Are Rates Unfair?

Business rates are a tax on property and collected to pay for public services. They are charged to the occupier or to the owner of the property at a lower level if vacant. Business rates are necessary but like all taxes they should be fair and sufficiently flexible to reflect commercial and economic realities.

A necessary evil

Property rates in some guise or another have been in operation since the 16th century and have grown to be a favourite of governments and policy makers.

Governments like them because they are easy to collect and difficult to avoid which provide an attractive combination for those charged with collection.

In recent years however business rates have increased at a time when other costs have fallen and are therefore out of sync with everyday market realities.

In today’s climate rates as a form of taxation are raised to generate income for local and central government to deliver essential and non-essential services.

Retailers, supermarkets, hotels, offices, licensed premises, warehouses, commercial buildings and even car parks all pay annual rates bills.

There are however a number of reliefs that reduce or negate the need to pay in areas that include freight and transport, vacant buildings and small businesses.

These exemptions are now being reviewed as a way to increase the amount gathered and expand the base of those who pay and will have to pay in the future.

A sense of fairness

Taxation principals are based on the ability to raise money efficiently, flexibly, simply and with certainty in a way that is fair and equitable.
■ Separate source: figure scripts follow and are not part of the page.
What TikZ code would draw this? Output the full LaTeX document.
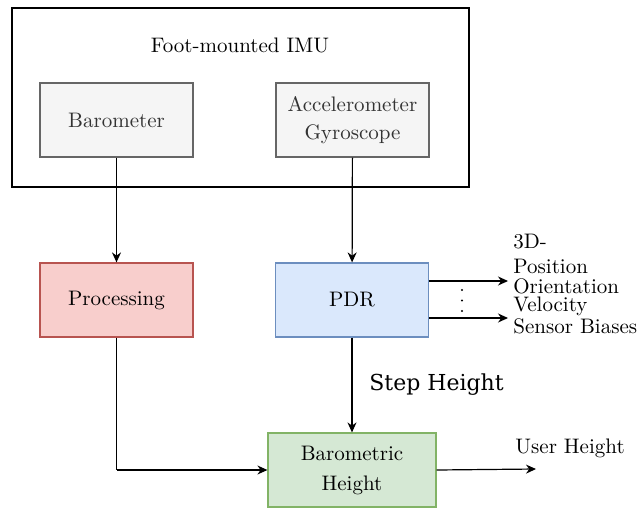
\documentclass[tikz,border=0pt]{standalone}
\usepackage{fontspec}
\newfontfamily\stepfont{DejaVu Serif}
\usetikzlibrary{arrows.meta}
\definecolor{grayfill}{HTML}{F5F5F5}
\definecolor{graydraw}{HTML}{666666}
\definecolor{graytext}{HTML}{333333}
\definecolor{redfill}{HTML}{F8CECC}
\definecolor{reddraw}{HTML}{B85450}
\definecolor{bluefill}{HTML}{DAE8FC}
\definecolor{bluedraw}{HTML}{6C8EBF}
\definecolor{greenfill}{HTML}{D5E8D4}
\definecolor{greendraw}{HTML}{82B366}
\begin{document}
\begin{tikzpicture}[x=0.5pt,y=-0.5pt,
  every node/.style={font=\fontsize{10.5}{13}\selectfont},
  box/.style={draw, line width=0.6pt, minimum width=76.5pt, minimum height=37pt, inner sep=0pt, align=center},
  graybox/.style={box, fill=grayfill, draw=graydraw, text=graytext},
  redbox/.style={box, fill=redfill, draw=reddraw},
  bluebox/.style={box, fill=bluefill, draw=bluedraw},
  greenbox/.style={box, fill=greenfill, draw=greendraw, minimum width=84pt},
  arr/.style={-{Stealth[length=5pt,width=4.5pt]}, line width=0.6pt},
  lbl/.style={anchor=west, inner sep=0pt},
  dotmark/.style={circle, fill=black, inner sep=0pt, minimum size=1.1pt}]
\useasboundingbox (0,0) rectangle (641,508);
\node[draw, line width=0.6pt, minimum width=228.5pt, minimum height=89.5pt, inner sep=0pt] (imu) at (240.5,97.5) {};
\node (imutitle) at (240,45) {Foot-mounted IMU};
\node[graybox] (baro) at (116.5,120) {Barometer};
\node[graybox] (acc) at (352.5,120) {Accelerometer\\[1pt]Gyroscope};
\node[redbox] (proc) at (116.5,300) {Processing};
\node[bluebox] (pdr) at (352,300) {PDR};
\node[greenbox] (bh) at (352,470) {Barometric\\[2pt]Height};
\coordinate (o1) at (508,281);
\coordinate (o2) at (508,318);
\coordinate (uh) at (536,469);
\coordinate (corner) at (116.5,470);
\draw[arr] (baro) -- (proc);
\draw[arr] (acc) -- (pdr);
\draw[arr] (pdr) -- (bh);
\draw[line width=0.6pt] (proc.south) -- (corner);
\draw[arr] (corner) -- (bh.west);
\draw[arr] (pdr.east |- o1) -- (o1);
\draw[arr] (pdr.east |- o2) -- (o2);
\draw[arr] (bh.east) -- (uh);
\node[dotmark] (d1) at (462,290) {};
\node[dotmark] (d2) at (462,300.5) {};
\node[dotmark] (d3) at (462,311) {};
\node[lbl] (t3d) at (513,242) {3D-};
\node[lbl] (tpos) at (513,266) {Position};
\node[lbl] (tori) at (513,286) {Orientation};
\node[lbl] (tvel) at (513,306) {Velocity};
\node[lbl] (tsen) at (513,326) {Sensor Biases};
\node[lbl] (uhl) at (515,448) {User Height};
\node[lbl, font=\stepfont\fontsize{11}{13}\selectfont] (step) at (369,385) {Step Height};
\end{tikzpicture}
\end{document}
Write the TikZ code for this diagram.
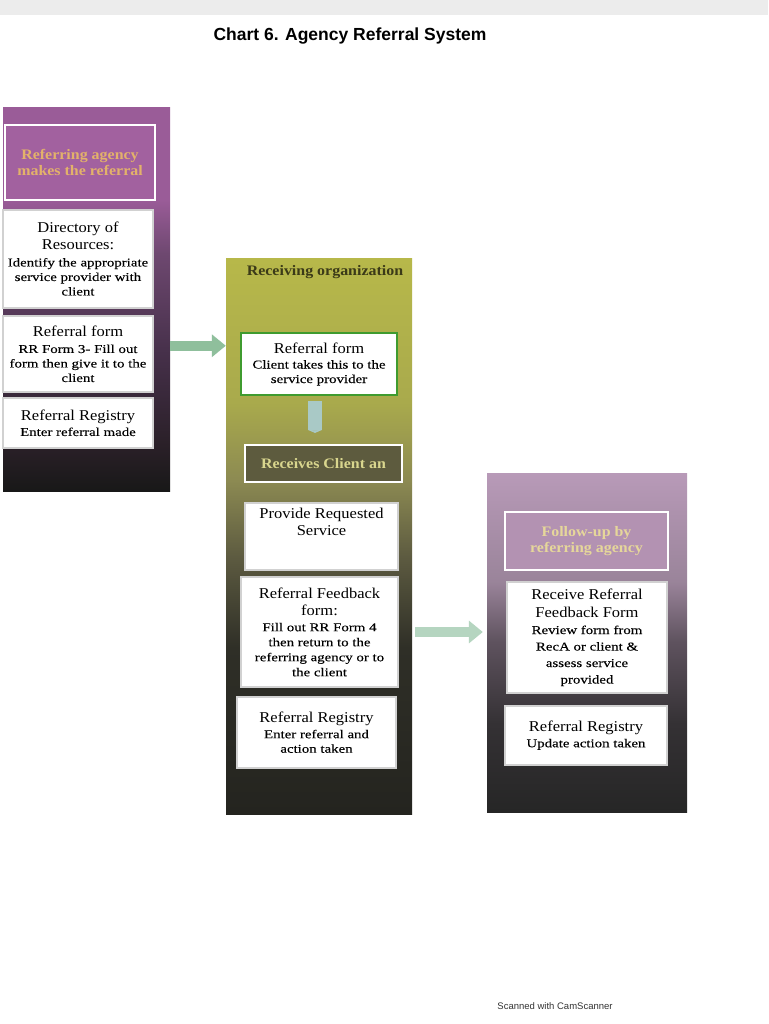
\documentclass[tikz,border=0pt]{standalone}
\usepackage{fontspec}
\setmainfont{Liberation Serif}[FakeStretch=1.1]
\newfontfamily\subfont{Liberation Serif}[FakeStretch=1.24, FakeBold=0.12]
\newfontfamily\headfont{Liberation Sans}
\usetikzlibrary{arrows.meta}

\definecolor{scanedge}{HTML}{ECECEC}
\definecolor{lbot}{HTML}{181818}
\definecolor{lmid}{HTML}{2A2028}
\definecolor{ldark}{HTML}{46304A}
\definecolor{lpurp}{HTML}{6E4870}
\definecolor{ltop}{HTML}{9A5C98}
\definecolor{agencyfill}{HTML}{A2619F}
\definecolor{agencytext}{HTML}{E3B26A}
\definecolor{mbot}{HTML}{24241F}
\definecolor{mdark}{HTML}{2F2F27}
\definecolor{molive}{HTML}{5C5A40}
\definecolor{mgray}{HTML}{8C8A52}
\definecolor{mlime}{HTML}{A9AA4C}
\definecolor{mtop}{HTML}{B7B84A}
\definecolor{recvtext}{HTML}{3B3A18}
\definecolor{formgreen}{HTML}{3F9B2F}
\definecolor{clientfill}{HTML}{5D5B3E}
\definecolor{clienttext}{HTML}{D9D68E}
\definecolor{rbot}{HTML}{262626}
\definecolor{rdark}{HTML}{343134}
\definecolor{rmid}{HTML}{5E525E}
\definecolor{rmauve}{HTML}{9A849A}
\definecolor{rtop}{HTML}{B89AB8}
\definecolor{followfill}{HTML}{B392B2}
\definecolor{followtext}{HTML}{E6D79A}
\definecolor{arrowgreen}{HTML}{8FBF9C}
\definecolor{arrowblue}{HTML}{A9C9C6}
\definecolor{arrowmint}{HTML}{B5D5C0}

% panel fades, bottom (25bp) to top (75bp)
\pgfdeclareverticalshading{agencyfade}{100bp}{color(0bp)=(lbot); color(25bp)=(lbot); color(31bp)=(lmid); color(43bp)=(ldark); color(56bp)=(lpurp); color(63bp)=(ltop); color(75bp)=(ltop); color(100bp)=(ltop)}
\pgfdeclareverticalshading{receivefade}{100bp}{color(0bp)=(mbot); color(25bp)=(mbot); color(40bp)=(mdark); color(48bp)=(molive); color(55bp)=(mgray); color(62bp)=(mlime); color(75bp)=(mtop); color(100bp)=(mtop)}
\pgfdeclareverticalshading{followfade}{100bp}{color(0bp)=(rbot); color(25bp)=(rbot); color(38bp)=(rdark); color(50bp)=(rmid); color(59bp)=(rmauve); color(75bp)=(rtop); color(100bp)=(rtop)}

\newcommand{\cardtitle}{\rmfamily\fontsize{15}{17}\selectfont}

\tikzstyle{panel}=[draw=none, inner sep=0pt]
\tikzstyle{card}=[draw=black!18, line width=1.2pt, fill=white, align=center, inner sep=2pt, font=\subfont\fontsize{12}{14.5}\selectfont]
\tikzstyle{banner}=[draw=white, line width=2.2pt, align=center, inner sep=2pt, font=\fontsize{14.5}{16}\selectfont\bfseries]
\tikzstyle{bigarrow}=[line width=10pt, -{Triangle[length=14pt,width=22pt]}]

\begin{document}
\begin{tikzpicture}[x=1pt, y=-1pt]
  \useasboundingbox (0,0) rectangle (768,1024);
  \fill[white] (0,0) rectangle (768,1024);
  \fill[scanedge] (0,0) rectangle (768,15);

  \node[font=\headfont\fontsize{17.5}{19}\selectfont\bfseries] (title) at (350,36) {Chart 6. Agency Referral System};

  % referring agency
  \node[panel, shading=agencyfade, minimum width=167, minimum height=383] (agency) at (86.5,299.5) {};
  \node[banner, fill=agencyfill, text=agencytext, minimum width=150, minimum height=75] (makes) at (80,162.5) {Referring agency\\makes the referral};
  \node[card, minimum width=150, minimum height=98] (directory) at (78,259) {\cardtitle Directory of\\[2.5pt]\cardtitle Resources:\\[2pt]Identify the appropriate\\service provider with\\client};
  \node[card, minimum width=150, minimum height=76] (form3) at (78,354) {\cardtitle Referral form\\[2pt]RR Form 3- Fill out\\form then give it to the\\client};
  \node[card, minimum width=150, minimum height=50] (madereg) at (78,423) {\cardtitle Referral Registry\\[1pt]Enter referral made};

  % receiving organization
  \node[panel, shading=receivefade, minimum width=186, minimum height=556] (recv) at (319,536) {};
  \node[text=recvtext, font=\fontsize{14.5}{16}\selectfont\bfseries] (recvhead) at (325,272) {Receiving organization};
  \node[card, draw=formgreen, line width=2.5pt, minimum width=156, minimum height=62] (clientform) at (319,364) {\cardtitle Referral form\\[1pt]Client takes this to the\\service provider};
  \node[banner, fill=clientfill, text=clienttext, minimum width=157, minimum height=37] (client) at (323.5,463.5) {Receives Client an};
  \node[card, minimum width=153, minimum height=67] (service) at (321.5,536.5) {\cardtitle Provide Requested\\[3pt]\cardtitle Service\\[15pt]};
  \node[card, minimum width=157, minimum height=110, font=\subfont\fontsize{12}{15}\selectfont] (feedback) at (319.5,632) {\cardtitle Referral Feedback\\[2pt]\cardtitle form:\\[1pt]Fill out RR Form 4\\then return to the\\referring agency or to\\the client};
  \node[card, minimum width=159, minimum height=71] (actionreg) at (316.5,732.5) {\cardtitle Referral Registry\\[1pt]Enter referral and\\action taken};
  \coordinate (handoff) at ([yshift=-14pt]clientform.north);

  % follow-up
  \node[panel, shading=followfade, minimum width=200, minimum height=339] (follow) at (587,642.5) {};
  \node[banner, fill=followfill, text=followtext, minimum width=163, minimum height=58] (followup) at (586.5,541) {Follow-up by\\referring agency};
  \node[card, minimum width=160, minimum height=111, font=\subfont\fontsize{12}{16.5}\selectfont] (review) at (587,637.5) {\cardtitle Receive Referral\\[1.5pt]\cardtitle Feedback Form\\Review form from\\RecA or client \&\\assess service\\provided};
  \node[card, minimum width=162, minimum height=59] (updatereg) at (586,735.5) {\cardtitle Referral Registry\\[1pt]Update action taken};

  \begin{scope}[every path/.style={bigarrow}]
    \draw[arrowgreen] (agency.east |- handoff) -- (recv.west |- handoff);
    \draw[arrowblue, line width=14pt, -{Triangle[length=3pt,width=14pt]}, shorten <=5pt, shorten >=11pt] ([xshift=-4pt]clientform.south) -- ([xshift=-4pt]clientform.south |- client.north);
    \draw[arrowmint, shorten <=3pt, shorten >=4pt] (recv.east |- feedback.center) -- (follow.west |- feedback.center);
  \end{scope}

  \node[font=\headfont\fontsize{9.5}{11}\selectfont, text=black!80] (scanner) at (555,1006) {Scanned with CamScanner};
\end{tikzpicture}
\end{document}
Business rates, depending on your point of view, are an ideal tax as they are predictable and reliable and can be amassed as forecast.

From a revenue perspective, businesses know what to expect and can plan accordingly; from a businesses perspective, they are burdened with an annual and increasing cost over which they have little influence and less control.

Revenue, however, have added another dimension to the review process that dictates all proposals must be cost neutral, which screams of unfairness.

Businesses as a result are caught in a no-win situation where the same or a greater amount of tax is demanded from the same or reducing pool of payers.

The unfairness of such arrangements is clear, particularly at a time when rates account for a disproportionately high percentage of business costs.

Unfairness also stems from the fact that traditional retailers pay significant rates bills even though online stores pay little and receive the same services.

Entrepreneurs and new start-up businesses similarly face considerable rates bills from the outset, which act as a barrier to enterprise.

The balance therefore has tipped in favour of unfairness not least because of the flawed missive from government stating that raising less revenue is not an option, even though flexibility is recognised as a key principle of any taxation system.

SO, business rates are needed to pay for public services but their perceived fairness is stretched to breaking point. And without fairness no tax is sustainable.